Consumers question benefits of poultry industry protection

Home Front Page News Consumers question benefits of poultry industry protection

Edgar Brandt

Windhoek-It will be another four years before the government reviews protective restrictions on the local poultry industry, which have left consumers questioning the supposed benefits largely due to the high prices of local poultry products, as a result of their past four years of implementation.

Interestingly, the 2013 poultry infant industry protection scheme has done very little in terms of growing the number of jobs, contrary to its aims of accelerating job creation and industry growth.

“Unfortunately the protection did not necessarily lead to the reduction of prices at retail level,” admitted Dr Michael Humavindu, deputy permanent secretary in the Ministry of Industrialisation, Trade and SME Development. In fact, in an exclusive interview with New Era, Humavindu says the dominant players in the poultry industry have “maintained their employment profile at about 600 employees” since the 2013 application of the eight-year infant industry protection (IIP) that ends in May 2021.

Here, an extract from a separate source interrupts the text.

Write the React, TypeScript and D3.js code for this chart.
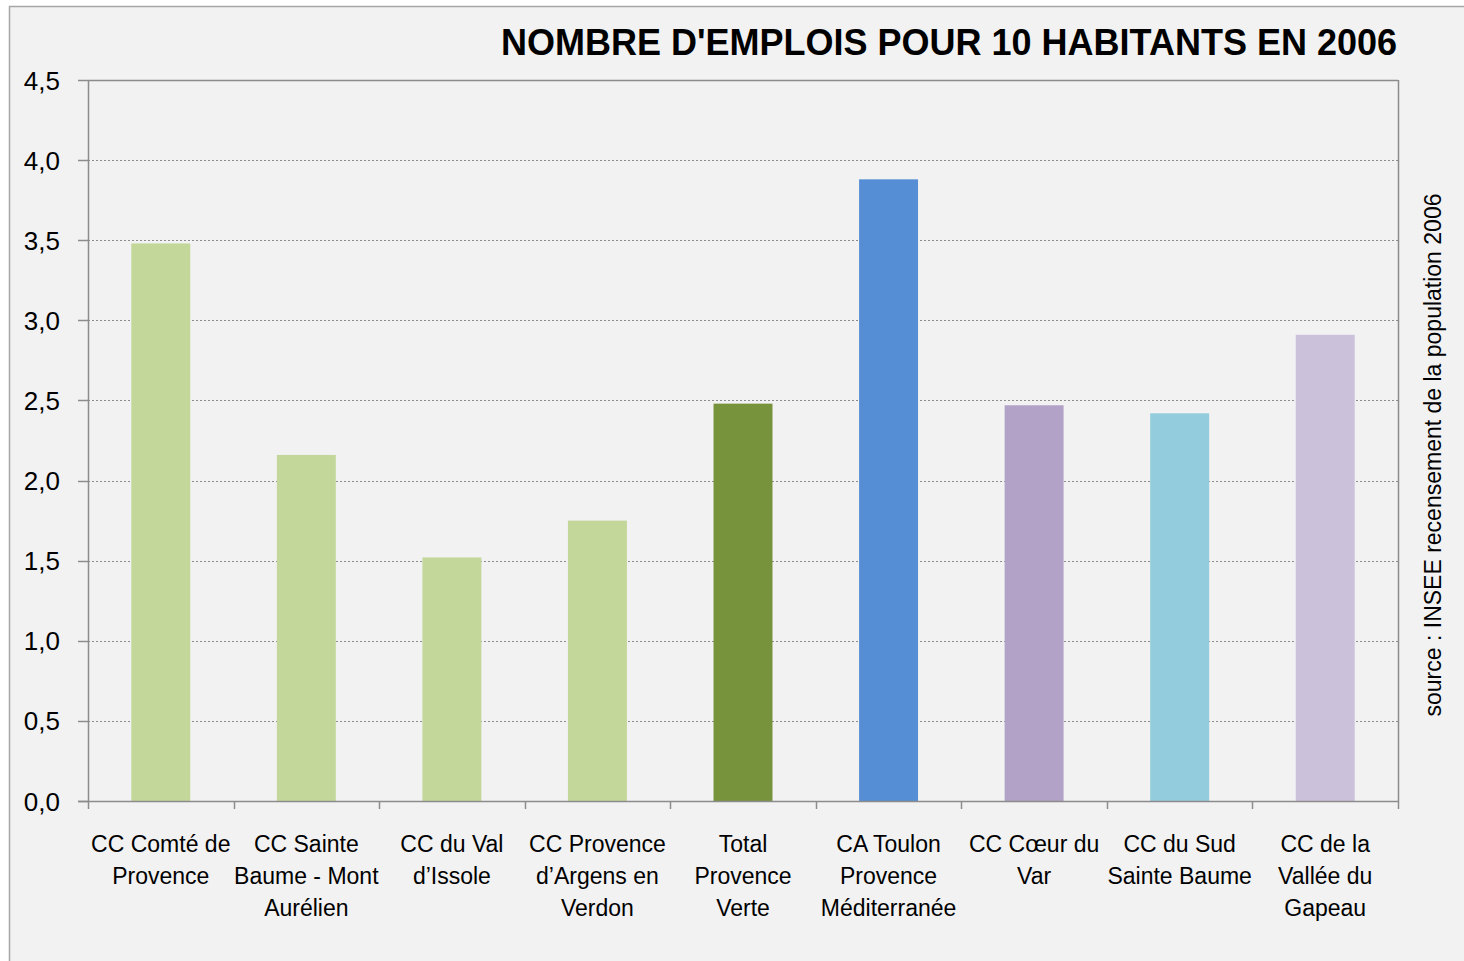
import React from "react";
import * as d3 from "d3";

const categories: string[][] = [
  ["CC Comté de", "Provence"],
  ["CC Sainte", "Baume - Mont", "Aurélien"],
  ["CC du Val", "d’Issole"],
  ["CC Provence", "d’Argens en", "Verdon"],
  ["Total", "Provence", "Verte"],
  ["CA Toulon", "Provence", "Méditerranée"],
  ["CC Cœur du", "Var"],
  ["CC du Sud", "Sainte Baume"],
  ["CC de la", "Vallée du", "Gapeau"],
];
const values: number[] = [3.48, 2.16, 1.52, 1.75, 2.48, 3.88, 2.47, 2.42, 2.91];
const barColors: string[] = [
  "#c4d79b",
  "#c4d79b",
  "#c4d79b",
  "#c4d79b",
  "#77933c",
  "#558ed5",
  "#b3a2c7",
  "#93cddd",
  "#ccc1da",
];
const yTicks: number[] = [0, 0.5, 1, 1.5, 2, 2.5, 3, 3.5, 4, 4.5];
const title = "NOMBRE D'EMPLOIS POUR 10 HABITANTS EN 2006";
const source = "source : INSEE recensement de la population 2006";

const W = 1464;
const H = 961;
const left = 88;
const right = 1398;
const top = 80;
const bottom = 801;
const font = "'Liberation Sans', Arial, sans-serif";

export default function App() {
  const keys = categories.map((_, i) => String(i));
  const x = d3
    .scaleBand<string>()
    .domain(keys)
    .range([left, right])
    .paddingInner(0.595)
    .paddingOuter(0.2975);
  const y = d3.scaleLinear().domain([0, 4.5]).range([bottom, top]);
  const step = x.step();
  const fmt = (v: number) => d3.format(".1f")(v).replace(".", ",");
  const boundaries = d3.range(categories.length + 1).map((i) => left + i * step);

  return (
    <svg
      width={W}
      height={H}
      style={{ position: "absolute", left: 0, top: 0, background: "#ffffff" }}
      fontFamily={font}
    >
      <rect x={9.5} y={6.5} width={1480} height={980} fill="#f2f2f2" stroke="#a6a6a6" strokeWidth={1.5} />
      <text
        x={1397}
        y={55}
        textAnchor="end"
        fontSize={36}
        fontWeight="bold"
        fill="#000"
      >
        {title}
      </text>
      {/* gridlines */}
      {yTicks
        .filter((t) => t > 0 && t < 4.5)
        .map((t) => (
          <line
            key={"g" + t}
            x1={left}
            x2={right}
            y1={Math.round(y(t)) + 0.5}
            y2={Math.round(y(t)) + 0.5}
            stroke="#8c8c8c"
            strokeWidth={1}
            strokeDasharray="2,2"
          />
        ))}
      {/* bars */}
      {values.map((v, i) => (
        <rect
          key={"b" + i}
          x={x(String(i))}
          y={y(v)}
          width={x.bandwidth()}
          height={y(0) - y(v)}
          fill={barColors[i]}
        />
      ))}
      {/* plot frame top/right */}
      <line x1={left} x2={right} y1={top + 0.5} y2={top + 0.5} stroke="#8c8c8c" strokeWidth={1.5} />
      <line x1={right + 0.5} x2={right + 0.5} y1={top} y2={bottom} stroke="#8c8c8c" strokeWidth={1.5} />
      {/* y axis */}
      <line x1={left + 0.5} x2={left + 0.5} y1={top} y2={bottom} stroke="#8c8c8c" strokeWidth={1.5} />
      {yTicks.map((t) => (
        <g key={"y" + t}>
          <line
            x1={left - 10}
            x2={left}
            y1={Math.round(y(t)) + 0.5}
            y2={Math.round(y(t)) + 0.5}
            stroke="#8c8c8c"
            strokeWidth={1.5}
          />
          <text x={60} y={y(t) + 9.5} textAnchor="end" fontSize={26} fill="#000">
            {fmt(t)}
          </text>
        </g>
      ))}
      {/* x axis */}
      <line x1={left - 10} x2={right} y1={bottom + 0.5} y2={bottom + 0.5} stroke="#8c8c8c" strokeWidth={1.5} />
      {boundaries.map((bx, i) => (
        <line
          key={"xt" + i}
          x1={Math.round(bx) + 0.5}
          x2={Math.round(bx) + 0.5}
          y1={bottom}
          y2={bottom + 8}
          stroke="#8c8c8c"
          strokeWidth={1.5}
        />
      ))}
      {categories.map((lines, i) => (
        <text
          key={"c" + i}
          x={(x(String(i)) as number) + x.bandwidth() / 2}
          y={852}
          textAnchor="middle"
          fontSize={23}
          fill="#000"
        >
          {lines.map((l, j) => (
            <tspan key={j} x={(x(String(i)) as number) + x.bandwidth() / 2} dy={j === 0 ? 0 : 32}>
              {l}
            </tspan>
          ))}
        </text>
      ))}
      <text
        transform={`translate(1441, 455) rotate(-90)`}
        textAnchor="middle"
        fontSize={23}
        fill="#000"
      >
        {source}
      </text>
    </svg>
  );
}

However, the upside is that a number of new entrepreneurs, were able to enter the industry, according to Humavindu.

He pointed at a few smaller entrants into the industry, mainly in small-scale poultry production, which he describes as a positive outcome of the protection. There are now roughly 10 small to medium scale poultry farmers supplying local demand and one major commercial supplier in the form of Namib Poultry, which falls under the Namib Mills stable.

Yet it is the prices of poultry products that have consumers doubting the benefits of the infant industry protection legislation – retail prices for eggs has constantly remained at about N$44 per one and a half dozen (18 eggs), while frozen chicken retail at a price that is double the price before restrictions kicked in. The prices of live chickens have even doubled and in some instances tripled.

Humavindu however said the retail prices ought to be mirrored against the inputs of production on different value chains of poultry production.

“The local chicken is relatively pricey compared to South Africa. However, this is underpinned by different cost factors such water, electricity, labour and transport,” he said.

“The input prices are relatively expensive as compared to South Africa and this has a spinoff effect on prices.

“Additionally, the South African industry has massive economy of scale due to huge investments in the industry over the years.

“What we need to do as a country is to continue investigating the marketing margins accrued at each stage of the value chain and explore options of reducing such margins, where feasible,” said Humavindu.

The protection, based on Article 8 of the Southern African Customs Union Agreement on Infant Industry Protection, was imposed in May 2013 for an eight-year period and is supposed to end by May 2021.

The rationale for the protection of the industry is to “preserve and nurture our economic and industrial growth and in turn accelerate jobs and wealth creation, and equalise wealth distribution by cushioning and creating policy space for existing economic value chains to get off the ground and build the requisite competitive capacity”, he added.

Humavindu nevertheless said that aside from the retail prices and the non-growth in job numbers, the protection “has had a positive impact in the sense that many people have grabbed great opportunities to stimulate production and supply the domestic market”.

Currently a steering committee, which meets monthly, consisting of both producers and importers together with the ministries of Industrialization, Trade and SME Development, Finance, and Agriculture, Water and Forestry, reviews the performance of the industry.

Humavindu’s revelations follow the chief veterinary officer in the Ministry of Agriculture, Water and Forestry, Dr Adrianatus Maseke, announcing an amendment to the ban of poultry products from South Africa. The amendment allows the importation, under strict conditions, of live poultry, live ostriches, raw poultry, ostrich meat and table eggs originating from areas approved by South Africa’s Department of Agriculture, Forestry and Fisheries (DAFF), provided such areas are outside a 90km radius around the Vaal Dam.

“The certifying veterinarian should endorse on the health certificate that the compartment tested negative on PCR (or any test approved by DAFF for the surveillance of the compartments) for avian influenza and that the results are not older than 30 days of endorsement,” Maseke explained in a statement. All other poultry, wild birds, domestic birds or products derived from poultry remain ineligible for imports from the region into Namibia.

South Africa’s DAFF last week placed a general ban on the sale of live chicken throughout that country as the contagious H5N8 avian flu spread to more provinces and confirmed cases of avian flu were reported in Mpumalanga and Free State provinces. DAFF also moved to control further outbreaks and was concerned about bird flu in Zimbabwe.